11.30.2015

And Boy, Are Our Arms Tired

[Image: White teenage boy and mother, both wearing
bathing suits, with the ocean and rocks of
Cabo San Lucas in the background.]

We just got back from a week in Cabo San Lucas, a Thanksgiving week spent with most of both sides of our family, and one in which we successfully dodged all massive feast preparation responsibilities yet still managed to have our pants feel quite a bit tighter upon returning home. Success!

This was our family's second time in Cabo, and it was, for the most part, a happy repeat of our glorious first visit. Leo swam, and then swam some more. He and his sisters got to hang out with grandparents, uncles, and cousins.

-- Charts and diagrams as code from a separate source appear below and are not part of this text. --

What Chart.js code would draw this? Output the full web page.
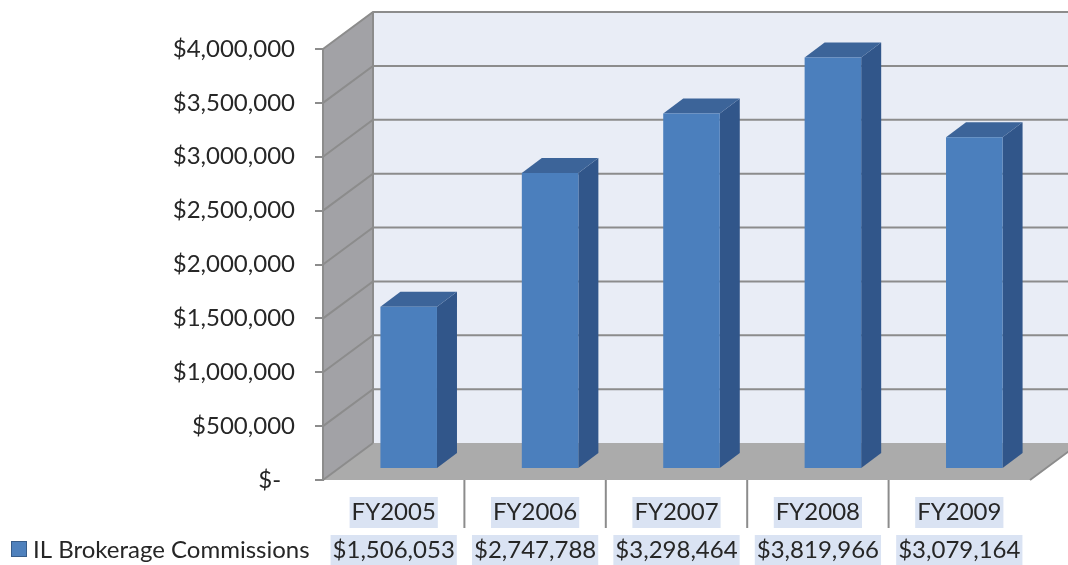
<!DOCTYPE html>
<html>
<head>
<meta charset="utf-8">
<script src="https://cdn.jsdelivr.net/npm/chart.js@4.4.1/dist/chart.umd.min.js"></script>
<style>
  html, body { margin: 0; padding: 0; background: #fff; }
  #wrap { width: 1068px; height: 565px; position: relative; }
</style>
</head>
<body>
<div id="wrap"><canvas id="commChart"></canvas></div>
<script>
const categories = ['FY2005', 'FY2006', 'FY2007', 'FY2008', 'FY2009'];
const commissions = [1506053, 2747788, 3298464, 3819966, 3079164];
const seriesName = 'IL Brokerage Commissions';
const yMin = 0;
const yMax = 4000000;
const yStep = 500000;

// 3d look: offsets of the back wall and of the bars from the front plane
const WALL_DX = 50, WALL_DY = -37;
const BAR_X = 15, BAR_Y = -11;
const BAR_DX = 20, BAR_DY = -15;
const FONT = 'Lato';
const TEXT = '#262626';
const LINE = '#8c8c8c';

function money(v) {
    if (v === 0) return '$-\u2007';
    return '$' + v.toLocaleString('en-US');
}

function poly(ctx, pts, fill, stroke) {
    ctx.beginPath();
    ctx.moveTo(pts[0][0], pts[0][1]);
    for (let i = 1; i < pts.length; i++) ctx.lineTo(pts[i][0], pts[i][1]);
    ctx.closePath();
    if (fill) { ctx.fillStyle = fill; ctx.fill(); }
    if (stroke) { ctx.strokeStyle = stroke; ctx.lineWidth = 1; ctx.stroke(); }
}

const walls = {
    id: 'walls',
    beforeDraw(chart) {
        const ctx = chart.ctx;
        const { left, right, top, bottom } = chart.chartArea;
        const y = chart.scales.y;
        ctx.save();
        ctx.fillStyle = '#fff';
        ctx.fillRect(0, 0, chart.width, chart.height);

        // back wall
        poly(ctx, [[left + WALL_DX, top + WALL_DY], [right + WALL_DX, top + WALL_DY],
                   [right + WALL_DX, bottom + WALL_DY], [left + WALL_DX, bottom + WALL_DY]], '#e9edf6');
        // side wall
        poly(ctx, [[left, top], [left + WALL_DX, top + WALL_DY],
                   [left + WALL_DX, bottom + WALL_DY], [left, bottom]], '#a2a2a6');
        // floor
        poly(ctx, [[left, bottom], [left + WALL_DX, bottom + WALL_DY],
                   [right + WALL_DX, bottom + WALL_DY], [right, bottom]], '#ababab');

        ctx.strokeStyle = LINE;
        ctx.lineWidth = 2;
        for (let v = yMin; v <= yMax; v += yStep) {
            const py = y.getPixelForValue(v);
            ctx.beginPath();
            ctx.moveTo(left, py);
            ctx.lineTo(left + WALL_DX, py + WALL_DY);
            if (v > yMin) ctx.lineTo(right + WALL_DX, py + WALL_DY);
            ctx.stroke();
        }
        ctx.beginPath();
        ctx.moveTo(left + WALL_DX, top + WALL_DY);
        ctx.lineTo(left + WALL_DX, bottom + WALL_DY);
        ctx.moveTo(right, bottom);
        ctx.lineTo(right + WALL_DX, bottom + WALL_DY);
        ctx.stroke();
        ctx.restore();
    },
    afterDatasetsDraw(chart) {
        const ctx = chart.ctx;
        const meta = chart.getDatasetMeta(0);
        ctx.save();
        meta.data.forEach(bar => {
            const w = bar.width;
            const x0 = bar.x - w / 2 + BAR_X;
            const x1 = bar.x + w / 2 + BAR_X;
            const yt = bar.y + BAR_Y;
            const yb = bar.base + BAR_Y;
            // side
            poly(ctx, [[x1, yt], [x1 + BAR_DX, yt + BAR_DY], [x1 + BAR_DX, yb + BAR_DY], [x1, yb]], '#31568a');
            // top
            poly(ctx, [[x0, yt], [x0 + BAR_DX, yt + BAR_DY], [x1 + BAR_DX, yt + BAR_DY], [x1, yt]], '#3c6499');
            // front
            poly(ctx, [[x0, yt], [x1, yt], [x1, yb], [x0, yb]], '#4b7fbd');
        });
        ctx.restore();
    },
    afterDraw(chart) {
        const ctx = chart.ctx;
        const { left, right, bottom } = chart.chartArea;
        const x = chart.scales.x;
        const catW = (right - left) / categories.length;
        ctx.save();

        ctx.strokeStyle = LINE;
        ctx.lineWidth = 2;
        for (let i = 1; i < categories.length; i++) {
            const px = left + i * catW;
            ctx.beginPath();
            ctx.moveTo(px, bottom);
            ctx.lineTo(px, 528);
            ctx.stroke();
        }

        ctx.font = '24px ' + FONT;
        ctx.textAlign = 'center';
        ctx.textBaseline = 'middle';
        const rowY = [512, 550];
        categories.forEach((c, i) => {
            const px = x.getPixelForValue(i);
            [c, money(commissions[i])].forEach((t, r) => {
                const tw = ctx.measureText(t).width;
                ctx.fillStyle = '#dae3f3';
                ctx.fillRect(px - tw / 2 - 2, rowY[r] - 15, tw + 4, 31);
                ctx.fillStyle = TEXT;
                ctx.fillText(t, px, rowY[r]);
            });
        });

        // legend key
        ctx.fillStyle = '#4f81bd';
        ctx.fillRect(11, 541, 16, 16);
        ctx.strokeStyle = '#385d8a';
        ctx.lineWidth = 1;
        ctx.strokeRect(11.5, 541.5, 15, 15);
        ctx.fillStyle = TEXT;
        ctx.textAlign = 'left';
        ctx.fillText(seriesName, 33, rowY[1]);
        ctx.restore();
    }
};

new Chart(document.getElementById('commChart'), {
    type: 'bar',
    data: {
        labels: categories,
        datasets: [{
            label: seriesName,
            data: commissions,
            backgroundColor: 'rgba(0,0,0,0)',
            borderWidth: 0,
            barPercentage: 0.4,
            categoryPercentage: 1
        }]
    },
    options: {
        responsive: true,
        maintainAspectRatio: false,
        animation: false,
        layout: { padding: { top: 49, right: 38, bottom: 85, left: 0 } },
        plugins: { legend: { display: false }, tooltip: { enabled: false } },
        scales: {
            x: { display: false },
            y: {
                min: yMin,
                max: yMax,
                afterFit(scale) { scale.width = 323; },
                ticks: {
                    stepSize: yStep,
                    callback: v => money(v),
                    font: { family: FONT, size: 24 },
                    color: TEXT,
                    padding: 20
                },
                grid: { drawOnChartArea: false, tickLength: 8, color: LINE, lineWidth: 2 },
                border: { color: LINE, width: 2 }
            }
        }
    },
    plugins: [walls]
});
</script>
</body>
</html>
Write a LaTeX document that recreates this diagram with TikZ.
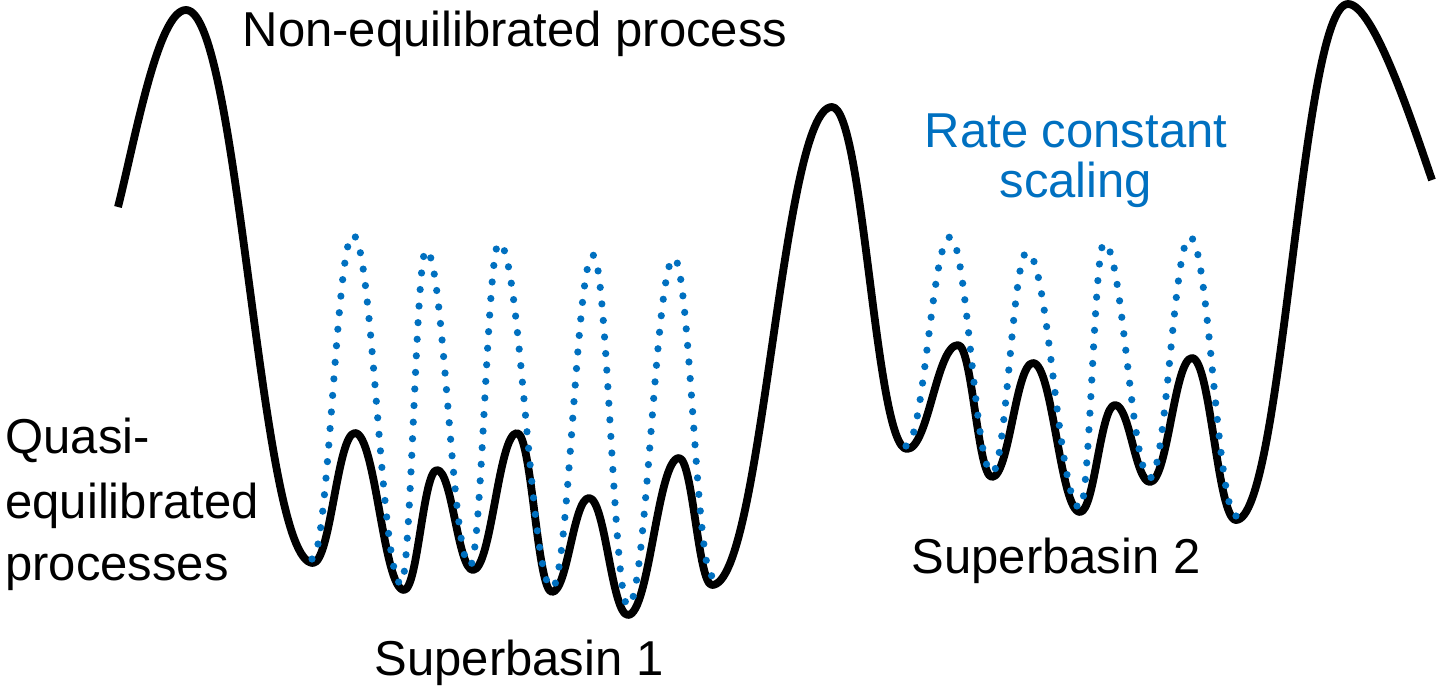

Mali even parasailed, and Iz, she of the newly minted driving license, went ATVing with her dad.

Mali also turned eleven on not-Thanksgiving day (as we were in Mexico), and got to celebrate with fourteen family members plus talented local musicians singing her Feliz CumpleaƱos. (She'll have a proper LARP birthday party in a couple of weeks.)

Even though we brought food with us and shopped for groceries, it wasn't always easy to manage Leo's doctor-prescribed low sugar/fat diet, or exercise as much as he should. He got a lot of pizza and fries. But, hey, vacation, and worth him being happy most of the time. We can help him  pick up slack now that we're back in drizzly cold reality.

The only part of our trip that really sucked for Leo was traveling back home. Tickets for Cabo during the high season might as well be studded with rubies, which means direct flights were unrealistic for us. And even if you buy your tickets six months ahead of time, which we did, there's no guarantee of being able to seat a party of five in the most Leo-friendly way. He was a good sport, though. Despite the baby with the constant, grinding-gears crying on the first flight. (Not the baby's fault, as I reminded Mali.)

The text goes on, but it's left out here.